"""
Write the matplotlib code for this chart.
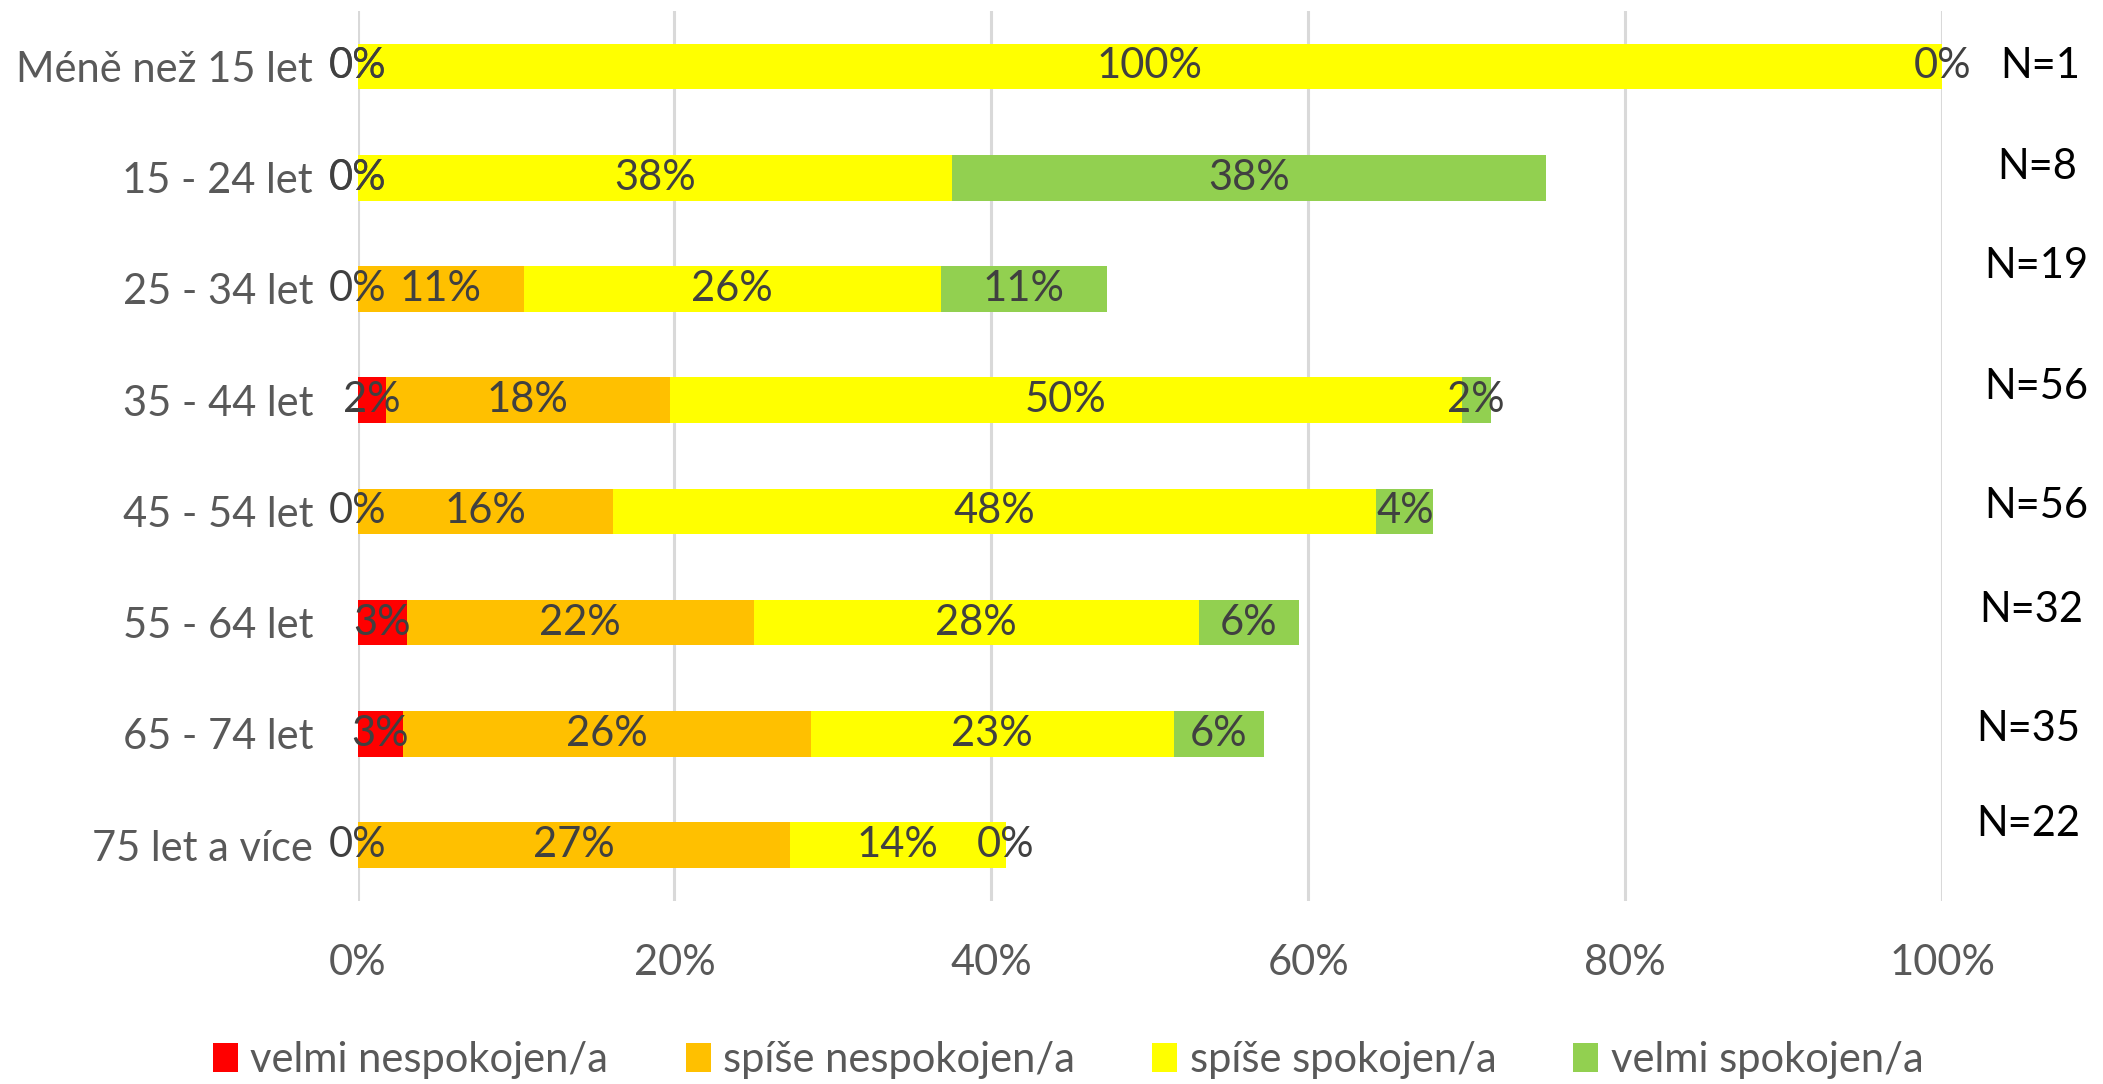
"""
"""
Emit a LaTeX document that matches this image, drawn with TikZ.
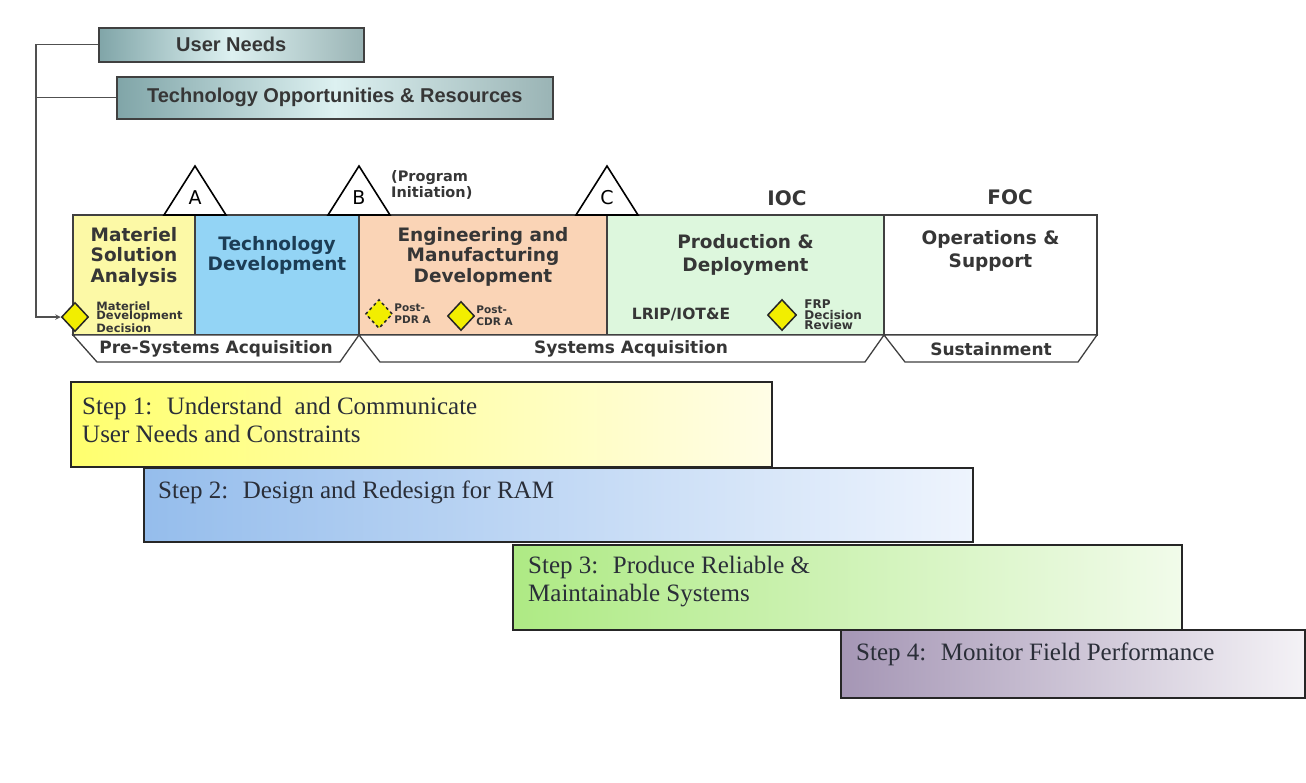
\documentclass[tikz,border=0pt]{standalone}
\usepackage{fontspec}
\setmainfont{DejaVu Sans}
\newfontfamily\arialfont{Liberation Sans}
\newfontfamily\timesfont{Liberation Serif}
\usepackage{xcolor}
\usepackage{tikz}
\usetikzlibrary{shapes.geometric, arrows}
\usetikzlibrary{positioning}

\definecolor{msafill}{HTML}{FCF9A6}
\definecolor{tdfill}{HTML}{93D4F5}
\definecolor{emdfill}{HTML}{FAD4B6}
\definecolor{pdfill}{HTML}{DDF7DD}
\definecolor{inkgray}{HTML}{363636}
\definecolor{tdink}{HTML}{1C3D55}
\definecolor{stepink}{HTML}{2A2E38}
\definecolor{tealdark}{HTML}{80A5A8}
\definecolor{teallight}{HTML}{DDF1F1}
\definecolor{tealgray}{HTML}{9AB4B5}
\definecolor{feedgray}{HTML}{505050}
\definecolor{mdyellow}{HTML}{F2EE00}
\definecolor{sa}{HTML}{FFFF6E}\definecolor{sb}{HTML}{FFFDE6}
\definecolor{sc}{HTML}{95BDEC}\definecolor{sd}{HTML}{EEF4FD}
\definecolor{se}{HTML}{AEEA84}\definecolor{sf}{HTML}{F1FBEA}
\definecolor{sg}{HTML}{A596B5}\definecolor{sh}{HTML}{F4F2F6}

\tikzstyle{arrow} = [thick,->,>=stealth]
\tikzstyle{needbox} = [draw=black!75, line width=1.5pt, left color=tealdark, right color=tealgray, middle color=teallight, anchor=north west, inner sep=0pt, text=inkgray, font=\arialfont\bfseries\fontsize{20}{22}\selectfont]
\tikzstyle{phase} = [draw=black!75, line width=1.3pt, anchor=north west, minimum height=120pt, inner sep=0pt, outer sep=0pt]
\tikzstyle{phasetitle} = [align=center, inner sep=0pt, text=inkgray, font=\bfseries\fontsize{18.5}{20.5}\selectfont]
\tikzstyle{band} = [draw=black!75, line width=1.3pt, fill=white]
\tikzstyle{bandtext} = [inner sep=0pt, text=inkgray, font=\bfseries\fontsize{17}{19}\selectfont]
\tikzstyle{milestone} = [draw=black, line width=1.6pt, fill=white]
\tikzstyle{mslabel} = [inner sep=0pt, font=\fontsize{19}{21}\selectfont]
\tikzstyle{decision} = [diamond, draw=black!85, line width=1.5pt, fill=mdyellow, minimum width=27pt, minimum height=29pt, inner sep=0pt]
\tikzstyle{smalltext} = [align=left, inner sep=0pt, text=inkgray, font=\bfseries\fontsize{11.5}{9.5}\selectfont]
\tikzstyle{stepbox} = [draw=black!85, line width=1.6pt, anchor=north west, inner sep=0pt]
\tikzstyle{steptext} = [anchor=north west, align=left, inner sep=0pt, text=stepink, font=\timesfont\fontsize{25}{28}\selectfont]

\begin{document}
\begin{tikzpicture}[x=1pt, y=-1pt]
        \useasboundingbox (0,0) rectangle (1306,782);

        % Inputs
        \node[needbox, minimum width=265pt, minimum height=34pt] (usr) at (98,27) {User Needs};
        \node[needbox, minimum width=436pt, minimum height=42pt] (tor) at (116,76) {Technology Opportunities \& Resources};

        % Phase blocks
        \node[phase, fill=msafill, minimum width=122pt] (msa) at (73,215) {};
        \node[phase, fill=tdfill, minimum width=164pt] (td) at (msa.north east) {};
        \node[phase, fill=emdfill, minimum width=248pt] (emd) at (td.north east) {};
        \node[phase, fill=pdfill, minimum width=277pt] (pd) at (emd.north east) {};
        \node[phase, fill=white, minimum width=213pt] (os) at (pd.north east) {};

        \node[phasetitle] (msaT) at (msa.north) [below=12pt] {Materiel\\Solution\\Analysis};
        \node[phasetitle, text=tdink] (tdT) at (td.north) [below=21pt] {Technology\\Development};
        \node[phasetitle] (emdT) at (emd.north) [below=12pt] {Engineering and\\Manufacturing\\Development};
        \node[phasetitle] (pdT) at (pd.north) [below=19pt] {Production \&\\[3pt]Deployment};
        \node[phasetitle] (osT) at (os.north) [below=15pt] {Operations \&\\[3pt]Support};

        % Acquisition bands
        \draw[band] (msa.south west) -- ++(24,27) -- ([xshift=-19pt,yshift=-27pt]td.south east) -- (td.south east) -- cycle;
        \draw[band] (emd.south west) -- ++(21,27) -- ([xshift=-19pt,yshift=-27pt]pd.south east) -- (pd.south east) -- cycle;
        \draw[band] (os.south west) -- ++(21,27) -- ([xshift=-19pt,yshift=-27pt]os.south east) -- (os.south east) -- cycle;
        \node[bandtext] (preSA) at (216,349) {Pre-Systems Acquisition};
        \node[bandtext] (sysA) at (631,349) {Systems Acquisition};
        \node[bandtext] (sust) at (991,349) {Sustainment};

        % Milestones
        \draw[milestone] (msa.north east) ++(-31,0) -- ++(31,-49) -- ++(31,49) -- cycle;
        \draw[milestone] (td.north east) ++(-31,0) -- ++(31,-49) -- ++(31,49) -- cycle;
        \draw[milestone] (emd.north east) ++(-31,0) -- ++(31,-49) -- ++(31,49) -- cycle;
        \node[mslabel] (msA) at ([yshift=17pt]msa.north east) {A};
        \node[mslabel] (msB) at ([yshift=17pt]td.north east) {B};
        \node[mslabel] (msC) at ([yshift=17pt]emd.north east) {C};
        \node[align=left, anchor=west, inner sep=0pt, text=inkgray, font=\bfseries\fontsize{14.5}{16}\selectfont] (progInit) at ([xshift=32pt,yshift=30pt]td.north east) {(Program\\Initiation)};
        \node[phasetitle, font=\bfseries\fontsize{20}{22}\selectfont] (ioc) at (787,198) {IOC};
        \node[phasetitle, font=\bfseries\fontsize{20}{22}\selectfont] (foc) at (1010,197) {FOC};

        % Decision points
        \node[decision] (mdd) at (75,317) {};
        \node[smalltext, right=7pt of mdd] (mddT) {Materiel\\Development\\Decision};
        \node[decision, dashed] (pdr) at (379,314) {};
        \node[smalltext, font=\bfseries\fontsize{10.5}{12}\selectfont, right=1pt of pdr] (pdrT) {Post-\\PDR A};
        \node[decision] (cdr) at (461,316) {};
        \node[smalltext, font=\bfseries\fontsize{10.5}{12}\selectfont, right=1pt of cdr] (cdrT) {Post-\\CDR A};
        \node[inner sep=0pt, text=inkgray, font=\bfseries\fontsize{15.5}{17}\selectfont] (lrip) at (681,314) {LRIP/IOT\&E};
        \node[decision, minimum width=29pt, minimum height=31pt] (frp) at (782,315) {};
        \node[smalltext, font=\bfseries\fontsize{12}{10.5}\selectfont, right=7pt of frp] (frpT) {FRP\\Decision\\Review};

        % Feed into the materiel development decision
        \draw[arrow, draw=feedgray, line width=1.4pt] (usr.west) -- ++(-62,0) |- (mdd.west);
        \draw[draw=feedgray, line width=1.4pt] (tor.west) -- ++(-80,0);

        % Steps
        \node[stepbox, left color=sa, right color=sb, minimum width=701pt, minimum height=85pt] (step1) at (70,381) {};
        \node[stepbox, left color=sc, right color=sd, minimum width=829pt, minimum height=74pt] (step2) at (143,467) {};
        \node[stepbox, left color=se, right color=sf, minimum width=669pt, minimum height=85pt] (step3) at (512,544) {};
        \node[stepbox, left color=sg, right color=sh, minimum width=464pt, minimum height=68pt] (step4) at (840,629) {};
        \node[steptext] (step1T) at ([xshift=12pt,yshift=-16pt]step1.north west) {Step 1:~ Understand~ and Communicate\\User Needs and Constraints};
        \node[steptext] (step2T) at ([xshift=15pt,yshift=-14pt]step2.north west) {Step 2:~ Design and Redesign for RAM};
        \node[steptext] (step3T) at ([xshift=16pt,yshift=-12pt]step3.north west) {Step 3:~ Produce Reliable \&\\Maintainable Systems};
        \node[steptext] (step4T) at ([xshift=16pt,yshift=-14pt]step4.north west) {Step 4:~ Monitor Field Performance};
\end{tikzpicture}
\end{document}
"""
_Required task_. In the records above, locate every line with the string "this" and copy it.

_Exercise solution_.
Write the matplotlib code for this chart.
Emit a LaTeX document that matches this image, drawn with TikZ.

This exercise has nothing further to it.